1. insert $a has unique-id '1'
2. insert $b has unique-id '1'
3. insert $c has unique-id '1'

It would be possible to create multiple resources of the type unique-id with the value 1. These duplicate resources are similarly merged and resolved by Grakn engine.

Do applications written on top of Grakn have to be in Java?

Currently, there is no official support for languages other than Java, although you can find blog posts that describe our experiments with Haskell, Python and R. We would be very willing to accept proposals from our community and work with contributors to extend these initial offerings, and/or create bindings to other languages.

How do I visualise a knowledge graph?

Grakn comes with a basic visualiser, with a web-interface. We appreciate any feedback you give us about it via the discussion boards. You will need to start Grakn, and then use your web browser to visit localhost:4567 to visualise a knowledge graph. Please see the Get Started Guide for more information about the visualiser.

How do I clear a knowledge graph?

I want to clear the knowledge graph I’ve been experimenting with and try something with a new, different schema and dataset. How do I do it?

If you are using the Java API, it’s a simple as:

Grakn grakn = new Grakn(Grakn.DEFAULT_URI);

If you are using the Graql shell and have not committed what you have in the knowledge graph, you can just quit the shell and restart it, and all is clean.

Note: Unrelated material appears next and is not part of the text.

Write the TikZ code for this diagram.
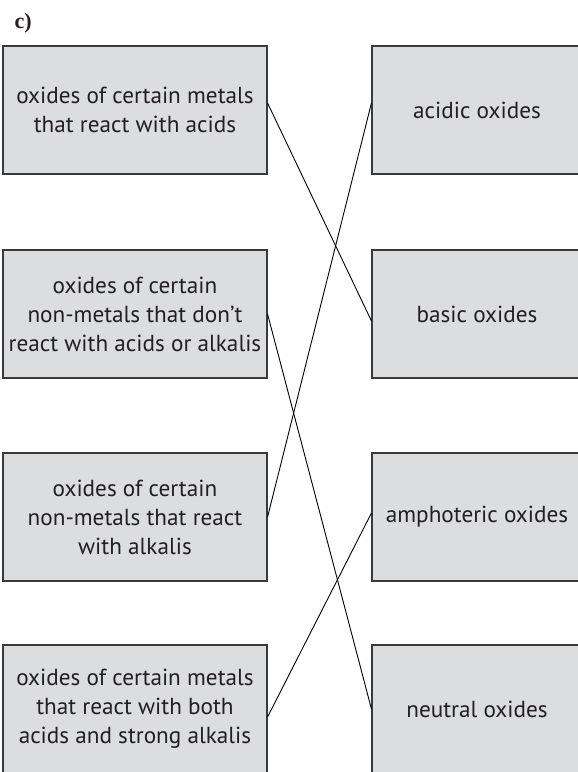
\documentclass[tikz,border=0pt]{standalone}
\usepackage{fontspec}
\setmainfont{PT Sans}
\newfontfamily\labelfont{Liberation Serif}
\definecolor{boxfill}{HTML}{DCDDDF}
\definecolor{boxline}{HTML}{3A3A3A}
\definecolor{txt}{HTML}{231F20}
\tikzset{
  oxbox/.style={draw=boxline, fill=boxfill, line width=1.1pt, rectangle,
    inner sep=0pt, align=center, text=txt,
    font=\fontsize{23.2}{29}\selectfont},
  leftbox/.style={oxbox, minimum width=264pt, minimum height=128pt},
  rightbox/.style={oxbox, minimum width=210pt, minimum height=128pt},
  link/.style={line width=0.9pt, draw=black}
}
\begin{document}
\begin{tikzpicture}[x=1pt,y=1pt]
\useasboundingbox (0,0) rectangle (578,-772);
\node[anchor=base west, font=\labelfont\bfseries\fontsize{22}{24}\selectfont, text=txt] (lab) at (11,-28) {c)};
% left column
\node[leftbox] (l1) at (135,-110) {oxides of certain metals\\that react with acids};
\node[leftbox] (l2) at (135,-314) {oxides of certain\\non-metals that don’t\\react with acids or alkalis};
\node[leftbox] (l3) at (135,-517) {oxides of certain\\non-metals that react\\with alkalis};
\node[leftbox] (l4) at (135,-709) {oxides of certain metals\\that react with both\\acids and strong alkalis};
% right column
\node[rightbox] (r1) at (477,-110) {acidic oxides};
\node[rightbox] (r2) at (477,-314) {basic oxides};
\node[rightbox] (r3) at (477,-517) {amphoteric oxides};
\node[rightbox] (r4) at (477,-709) {neutral oxides};
% connectors
\draw[link] ([yshift=7pt]l1.east) -- ([yshift=-7pt]r2.west);
\draw[link] (l2.east) -- (r4.west);
\draw[link] (l3.east) -- ([yshift=7pt]r1.west);
\draw[link] ([yshift=-8pt]l4.east) -- ([yshift=4pt]r3.west);
\end{tikzpicture}
\end{document}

If you’ve committed, then you must stop Grakn and specifically clean the knowledge graph:

./grakn server stop
./grakn server clean

How do I run Graql from a bash script?

If you want to run Graql from a bash script, for example, to grep the results, you don’t want to have to filter out stuff the license and command prompt. The best way therefor, is to use the -e flag or -f flag, which lets you provide a query to the shell. The -e flag accepts a query, while the -f flag accepts a filename. For example:

./graql console -e "match \$x isa movie;"

Notice that you have to escape the dollars to stop the shell interpreting them. You can then pipe the output into a command or a file.